The exercise: Skip the pictures. Set down, word for word, the lines from the start of the material up to and including the line with "2000, 2003, 2006];".

====

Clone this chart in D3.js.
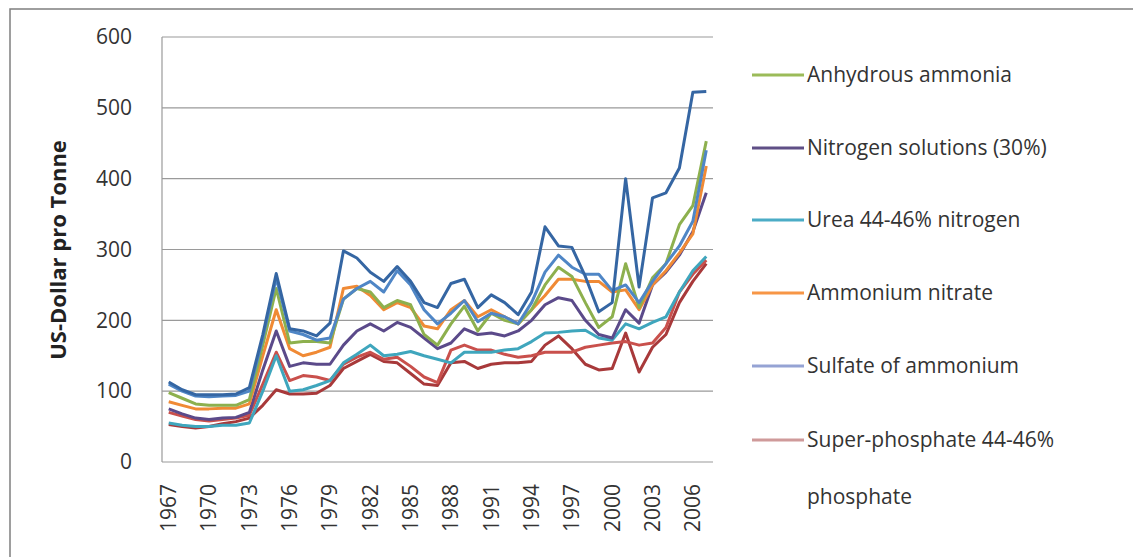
<!DOCTYPE html>
<html>
<head>
<meta charset="UTF-8">
<title>Fertilizer prices</title>
<style>
  body { margin: 0; background: #fff; font-family: 'Open Sans', sans-serif; }
  .grid line { stroke: #9a9a9a; stroke-width: 1.2; }
  .axis text { fill: #333; font-size: 21px; }
  .legend text { fill: #333; font-size: 21px; }
  .series { fill: none; stroke-width: 3; stroke-linejoin: round; }
</style>
</head>
<body>
<script src="https://cdnjs.cloudflare.com/ajax/libs/d3/7.8.5/d3.min.js"></script>
<script>
// params
var years = d3.range(1967, 2008);
var yTicks = [0, 100, 200, 300, 400, 500, 600];
var xTickYears = [1967, 1970, 1973, 1976, 1979, 1982, 1985, 1988, 1991, 1994, 1997, 2000, 2003, 2006];

// data, US-Dollar per tonne, 1967..2007
var anhydrous = [98, 90, 82, 80, 80, 80, 88, 165, 245, 168, 170, 170, 168, 230, 245, 240, 218, 228, 222, 180,
  165, 195, 220, 185, 210, 200, 195, 215, 250, 275, 262, 225, 190, 205, 280, 218, 260, 280, 335, 362, 453];
var nitroSol = [75, 68, 62, 60, 62, 63, 70, 130, 185, 135, 140, 138, 138, 165, 185, 195, 185, 197, 190, 175,
  160, 168, 188, 180, 182, 178, 185, 200, 222, 232, 228, 200, 180, 175, 215, 196, 250, 268, 292, 325, 380];
var urea = [55, 52, 50, 50, 52, 52, 55, 100, 150, 100, 102, 108, 115, 140, 152, 165, 150, 152, 156, 150,
  145, 140, 155, 155, 155, 158, 160, 170, 182, 183, 185, 186, 175, 172, 195, 188, 197, 205, 240, 270, 290];
var ammNitrate = [85, 80, 75, 75, 76, 76, 82, 150, 215, 160, 150, 155, 162, 245, 248, 235, 215, 225, 218, 192,
  188, 215, 228, 205, 215, 205, 195, 215, 235, 258, 258, 255, 255, 240, 243, 215, 250, 270, 295, 322, 418];
var sulfate = [110, 100, 93, 92, 93, 94, 100, 175, 260, 185, 180, 172, 175, 230, 245, 255, 240, 270, 250, 215,
  195, 210, 228, 198, 210, 205, 195, 225, 268, 292, 275, 265, 265, 242, 250, 225, 255, 280, 305, 340, 440];
var superPhos = [70, 65, 60, 58, 60, 62, 66, 110, 155, 115, 122, 120, 115, 138, 148, 155, 145, 148, 135, 120,
  112, 158, 165, 158, 158, 152, 148, 150, 155, 155, 155, 162, 165, 168, 170, 165, 168, 190, 240, 265, 285];
// two more series are drawn in the chart; their legend entries fall below the visible area
var diammonium = [113, 102, 95, 95, 95, 96, 105, 180, 266, 188, 185, 178, 196, 298, 288, 268, 255, 276, 255, 225,
  218, 252, 258, 218, 236, 225, 208, 240, 332, 305, 303, 262, 212, 225, 400, 247, 373, 380, 415, 522, 523];
var potash = [53, 50, 48, 50, 54, 57, 62, 80, 102, 96, 96, 97, 108, 132, 142, 152, 142, 140, 125, 110,
  108, 140, 142, 132, 138, 140, 140, 142, 165, 178, 160, 138, 130, 132, 182, 127, 162, 180, 225, 255, 280];

var legendNames = ["Anhydrous ammonia", "Nitrogen solutions (30%)", "Urea 44-46% nitrogen", "Ammonium nitrate",
  "Sulfate of ammonium", "Super-phosphate 44-46% phosphate"];
var seriesValues = [anhydrous, nitroSol, urea, ammNitrate, sulfate, superPhos, diammonium, potash];
var seriesColors = ["#8db04e", "#5b4a8a", "#3fa6bd", "#f08a35", "#4f86c6", "#c9504c", "#3566a3", "#a8393a"];
var legendLineColors = ["#9bbb59", "#5f4f86", "#4bacc6", "#f79646", "#95a3d4", "#cf9a9a"];

// main
var W = 1133, H = 557;
var svg = d3.select("body").append("svg").attr("width", W).attr("height", H);

// chart frame
svg.append("rect")
    .attr("x", 10).attr("y", 9).attr("width", 1200).attr("height", 700)
    .attr("fill", "#fff").attr("stroke", "#7f7f7f").attr("stroke-width", 1.5);

var plot = {left: 162, right: 713, top: 37, bottom: 462};

var x = d3.scaleBand().domain(years).range([plot.left, plot.right]);
var y = d3.scaleLinear().domain([0, 600]).range([plot.bottom, plot.top]);
var xc = function(yr) { return x(yr) + x.bandwidth() / 2; };

// gridlines
svg.append("g").attr("class", "grid")
  .selectAll("line").data(yTicks).enter().append("line")
    .attr("x1", plot.left).attr("x2", plot.right)
    .attr("y1", function(d) { return y(d); }).attr("y2", function(d) { return y(d); });
svg.append("line")
    .attr("x1", plot.left).attr("x2", plot.left)
    .attr("y1", plot.top).attr("y2", plot.bottom)
    .attr("stroke", "#9a9a9a").attr("stroke-width", 1.2);

// y axis labels
var yAxis = svg.append("g").attr("class", "axis")
    .attr("transform", "translate(" + (plot.left - 30) + ",0)")
    .call(d3.axisLeft(y).tickValues(yTicks).tickSize(0).tickPadding(0));
yAxis.select(".domain").remove();
yAxis.selectAll("text").attr("font-family", "'Open Sans', sans-serif").attr("font-size", 21).attr("fill", "#333");

svg.append("text")
    .attr("transform", "translate(66,250) rotate(-90)")
    .attr("text-anchor", "middle")
    .attr("font-weight", "bold").attr("font-size", 22).attr("fill", "#222")
    .text("US-Dollar pro Tonne");

// x axis labels
var xAxis = svg.append("g").attr("class", "axis")
    .attr("transform", "translate(0," + (plot.bottom + 22) + ")")
    .call(d3.axisBottom(x).tickValues(xTickYears).tickSize(0).tickPadding(0));
xAxis.select(".domain").remove();
xAxis.selectAll("text")
    .attr("font-family", "'Open Sans', sans-serif").attr("font-size", 21).attr("fill", "#333")
    .attr("transform", "rotate(-90)")
    .attr("text-anchor", "end").attr("dy", "0.35em").attr("x", 0).attr("y", 0);

// lines
var line = d3.line()
    .x(function(d, i) { return xc(years[i]); })
    .y(function(d) { return y(d); });

var order = [7, 5, 2, 1, 3, 0, 4, 6];
svg.append("g").selectAll("path").data(order).enter().append("path")
    .attr("class", "series")
    .attr("stroke", function(k) { return seriesColors[k]; })
    .attr("d", function(k) { return line(seriesValues[k]); });

// legend
var legendY = [75, 148, 220, 293, 366, 440];
var lg = svg.append("g").attr("class", "legend");
legendNames.forEach(function(name, i) {
  lg.append("line")
      .attr("x1", 752).attr("x2", 804)
      .attr("y1", legendY[i]).attr("y2", legendY[i])
      .attr("stroke", legendLineColors[i]).attr("stroke-width", 3);
  var t = lg.append("text").attr("x", 807).attr("y", legendY[i]).attr("dy", "0.35em");
  if (name.indexOf("Super-phosphate") === 0) {
    t.text("Super-phosphate 44-46%");
    lg.append("text").attr("x", 807).attr("y", legendY[i] + 57).attr("dy", "0.35em").text("phosphate");
  } else {
    t.text(name);
  }
});
</script>
</body>
</html>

====

Complete answer:
Clone this chart in D3.js.
<!DOCTYPE html>
<html>
<head>
<meta charset="UTF-8">
<title>Fertilizer prices</title>
<style>
  body { margin: 0; background: #fff; font-family: 'Open Sans', sans-serif; }
  .grid line { stroke: #9a9a9a; stroke-width: 1.2; }
  .axis text { fill: #333; font-size: 21px; }
  .legend text { fill: #333; font-size: 21px; }
  .series { fill: none; stroke-width: 3; stroke-linejoin: round; }
</style>
</head>
<body>
<script src="https://cdnjs.cloudflare.com/ajax/libs/d3/7.8.5/d3.min.js"></script>
<script>
// params
var years = d3.range(1967, 2008);
var yTicks = [0, 100, 200, 300, 400, 500, 600];
var xTickYears = [1967, 1970, 1973, 1976, 1979, 1982, 1985, 1988, 1991, 1994, 1997, 2000, 2003, 2006];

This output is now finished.